• Required task
Quote every line below exactly and skip any picture.

***

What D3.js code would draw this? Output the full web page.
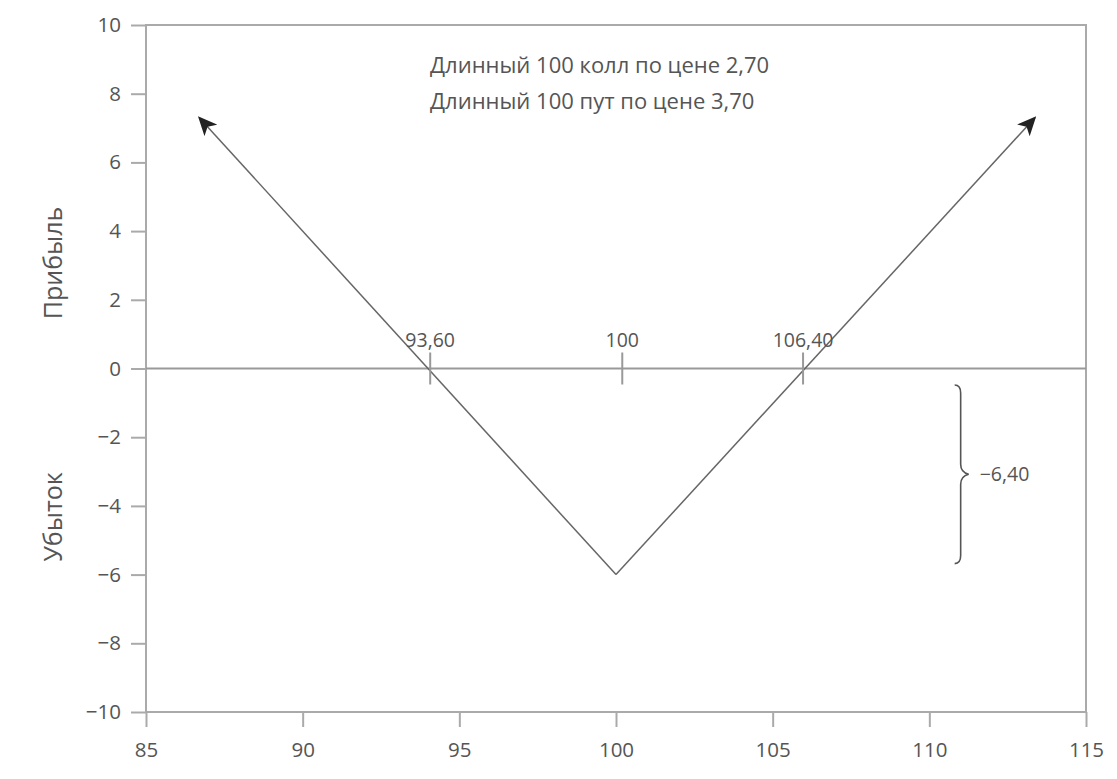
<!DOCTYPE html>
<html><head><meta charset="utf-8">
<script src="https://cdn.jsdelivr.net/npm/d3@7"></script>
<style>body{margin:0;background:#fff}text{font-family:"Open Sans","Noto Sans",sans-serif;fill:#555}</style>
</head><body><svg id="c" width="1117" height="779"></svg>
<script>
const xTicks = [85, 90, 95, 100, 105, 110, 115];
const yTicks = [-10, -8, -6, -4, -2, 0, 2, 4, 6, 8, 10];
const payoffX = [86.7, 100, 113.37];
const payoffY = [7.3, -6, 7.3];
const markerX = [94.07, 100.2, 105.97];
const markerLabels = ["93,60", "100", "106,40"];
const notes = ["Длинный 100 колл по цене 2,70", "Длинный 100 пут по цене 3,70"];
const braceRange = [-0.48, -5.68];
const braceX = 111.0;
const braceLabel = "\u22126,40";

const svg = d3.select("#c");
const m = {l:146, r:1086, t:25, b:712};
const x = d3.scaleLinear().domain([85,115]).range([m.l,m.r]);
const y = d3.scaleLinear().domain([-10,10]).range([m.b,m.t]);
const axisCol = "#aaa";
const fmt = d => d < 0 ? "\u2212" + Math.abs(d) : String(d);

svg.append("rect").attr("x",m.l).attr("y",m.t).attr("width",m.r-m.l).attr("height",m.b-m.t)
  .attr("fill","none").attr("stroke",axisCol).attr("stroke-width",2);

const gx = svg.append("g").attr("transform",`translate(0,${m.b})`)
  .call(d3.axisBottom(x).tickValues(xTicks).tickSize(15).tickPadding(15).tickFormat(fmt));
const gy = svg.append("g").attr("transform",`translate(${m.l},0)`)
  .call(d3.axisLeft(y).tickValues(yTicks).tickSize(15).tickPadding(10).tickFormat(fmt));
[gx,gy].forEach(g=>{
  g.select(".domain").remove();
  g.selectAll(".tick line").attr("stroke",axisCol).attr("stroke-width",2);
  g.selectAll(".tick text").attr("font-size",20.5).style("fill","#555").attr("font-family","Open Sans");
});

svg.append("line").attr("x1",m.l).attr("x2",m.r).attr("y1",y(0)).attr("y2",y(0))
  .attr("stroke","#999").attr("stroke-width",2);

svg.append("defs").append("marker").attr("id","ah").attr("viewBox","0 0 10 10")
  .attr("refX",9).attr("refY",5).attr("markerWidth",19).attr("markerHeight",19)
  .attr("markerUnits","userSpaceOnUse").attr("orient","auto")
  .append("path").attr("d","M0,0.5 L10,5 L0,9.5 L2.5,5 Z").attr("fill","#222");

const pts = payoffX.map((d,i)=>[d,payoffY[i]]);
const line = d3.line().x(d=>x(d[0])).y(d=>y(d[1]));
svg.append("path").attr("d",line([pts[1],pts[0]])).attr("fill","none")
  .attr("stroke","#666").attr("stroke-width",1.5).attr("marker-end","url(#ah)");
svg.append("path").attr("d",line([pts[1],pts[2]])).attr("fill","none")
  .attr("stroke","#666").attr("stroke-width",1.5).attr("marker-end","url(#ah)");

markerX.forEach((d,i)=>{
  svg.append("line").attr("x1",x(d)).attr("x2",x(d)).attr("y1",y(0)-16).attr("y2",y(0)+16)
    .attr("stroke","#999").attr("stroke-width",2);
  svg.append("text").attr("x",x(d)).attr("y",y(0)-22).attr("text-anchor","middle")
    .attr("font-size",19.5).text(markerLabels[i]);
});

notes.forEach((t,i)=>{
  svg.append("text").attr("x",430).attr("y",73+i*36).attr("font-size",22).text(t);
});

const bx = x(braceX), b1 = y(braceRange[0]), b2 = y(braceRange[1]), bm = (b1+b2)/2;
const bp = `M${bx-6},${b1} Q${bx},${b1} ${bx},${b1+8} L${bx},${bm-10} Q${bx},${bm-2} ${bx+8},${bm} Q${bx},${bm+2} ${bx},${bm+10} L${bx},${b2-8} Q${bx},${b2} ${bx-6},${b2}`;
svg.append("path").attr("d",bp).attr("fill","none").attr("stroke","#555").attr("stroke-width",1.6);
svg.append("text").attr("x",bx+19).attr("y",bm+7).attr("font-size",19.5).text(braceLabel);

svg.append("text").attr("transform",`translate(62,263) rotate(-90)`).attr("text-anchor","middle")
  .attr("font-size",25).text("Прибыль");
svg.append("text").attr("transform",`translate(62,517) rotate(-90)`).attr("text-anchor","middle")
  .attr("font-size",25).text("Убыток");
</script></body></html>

***

• Result below
What D3.js code would draw this? Output the full web page.
<!DOCTYPE html>
<html><head><meta charset="utf-8">
<script src="https://cdn.jsdelivr.net/npm/d3@7"></script>
<style>body{margin:0;background:#fff}text{font-family:"Open Sans","Noto Sans",sans-serif;fill:#555}</style>
</head><body><svg id="c" width="1117" height="779"></svg>
<script>
const xTicks = [85, 90, 95, 100, 105, 110, 115];
const yTicks = [-10, -8, -6, -4, -2, 0, 2, 4, 6, 8, 10];
const payoffX = [86.7, 100, 113.37];
const payoffY = [7.3, -6, 7.3];
const markerX = [94.07, 100.2, 105.97];
const markerLabels = ["93,60", "100", "106,40"];
const notes = ["Длинный 100 колл по цене 2,70", "Длинный 100 пут по цене 3,70"];
const braceRange = [-0.48, -5.68];
const braceX = 111.0;
const braceLabel = "\u22126,40";

const svg = d3.select("#c");
const m = {l:146, r:1086, t:25, b:712};
const x = d3.scaleLinear().domain([85,115]).range([m.l,m.r]);
const y = d3.scaleLinear().domain([-10,10]).range([m.b,m.t]);
const axisCol = "#aaa";
const fmt = d => d < 0 ? "\u2212" + Math.abs(d) : String(d);

svg.append("rect").attr("x",m.l).attr("y",m.t).attr("width",m.r-m.l).attr("height",m.b-m.t)
  .attr("fill","none").attr("stroke",axisCol).attr("stroke-width",2);

const gx = svg.append("g").attr("transform",`translate(0,${m.b})`)
  .call(d3.axisBottom(x).tickValues(xTicks).tickSize(15).tickPadding(15).tickFormat(fmt));
const gy = svg.append("g").attr("transform",`translate(${m.l},0)`)
  .call(d3.axisLeft(y).tickValues(yTicks).tickSize(15).tickPadding(10).tickFormat(fmt));
[gx,gy].forEach(g=>{
  g.select(".domain").remove();
  g.selectAll(".tick line").attr("stroke",axisCol).attr("stroke-width",2);
  g.selectAll(".tick text").attr("font-size",20.5).style("fill","#555").attr("font-family","Open Sans");
});

svg.append("line").attr("x1",m.l).attr("x2",m.r).attr("y1",y(0)).attr("y2",y(0))
  .attr("stroke","#999").attr("stroke-width",2);

svg.append("defs").append("marker").attr("id","ah").attr("viewBox","0 0 10 10")
  .attr("refX",9).attr("refY",5).attr("markerWidth",19).attr("markerHeight",19)
  .attr("markerUnits","userSpaceOnUse").attr("orient","auto")
  .append("path").attr("d","M0,0.5 L10,5 L0,9.5 L2.5,5 Z").attr("fill","#222");

const pts = payoffX.map((d,i)=>[d,payoffY[i]]);
const line = d3.line().x(d=>x(d[0])).y(d=>y(d[1]));
svg.append("path").attr("d",line([pts[1],pts[0]])).attr("fill","none")
  .attr("stroke","#666").attr("stroke-width",1.5).attr("marker-end","url(#ah)");
svg.append("path").attr("d",line([pts[1],pts[2]])).attr("fill","none")
  .attr("stroke","#666").attr("stroke-width",1.5).attr("marker-end","url(#ah)");

markerX.forEach((d,i)=>{
  svg.append("line").attr("x1",x(d)).attr("x2",x(d)).attr("y1",y(0)-16).attr("y2",y(0)+16)
    .attr("stroke","#999").attr("stroke-width",2);
  svg.append("text").attr("x",x(d)).attr("y",y(0)-22).attr("text-anchor","middle")
    .attr("font-size",19.5).text(markerLabels[i]);
});

notes.forEach((t,i)=>{
  svg.append("text").attr("x",430).attr("y",73+i*36).attr("font-size",22).text(t);
});

const bx = x(braceX), b1 = y(braceRange[0]), b2 = y(braceRange[1]), bm = (b1+b2)/2;
const bp = `M${bx-6},${b1} Q${bx},${b1} ${bx},${b1+8} L${bx},${bm-10} Q${bx},${bm-2} ${bx+8},${bm} Q${bx},${bm+2} ${bx},${bm+10} L${bx},${b2-8} Q${bx},${b2} ${bx-6},${b2}`;
svg.append("path").attr("d",bp).attr("fill","none").attr("stroke","#555").attr("stroke-width",1.6);
svg.append("text").attr("x",bx+19).attr("y",bm+7).attr("font-size",19.5).text(braceLabel);

svg.append("text").attr("transform",`translate(62,263) rotate(-90)`).attr("text-anchor","middle")
  .attr("font-size",25).text("Прибыль");
svg.append("text").attr("transform",`translate(62,517) rotate(-90)`).attr("text-anchor","middle")
  .attr("font-size",25).text("Убыток");
</script></body></html>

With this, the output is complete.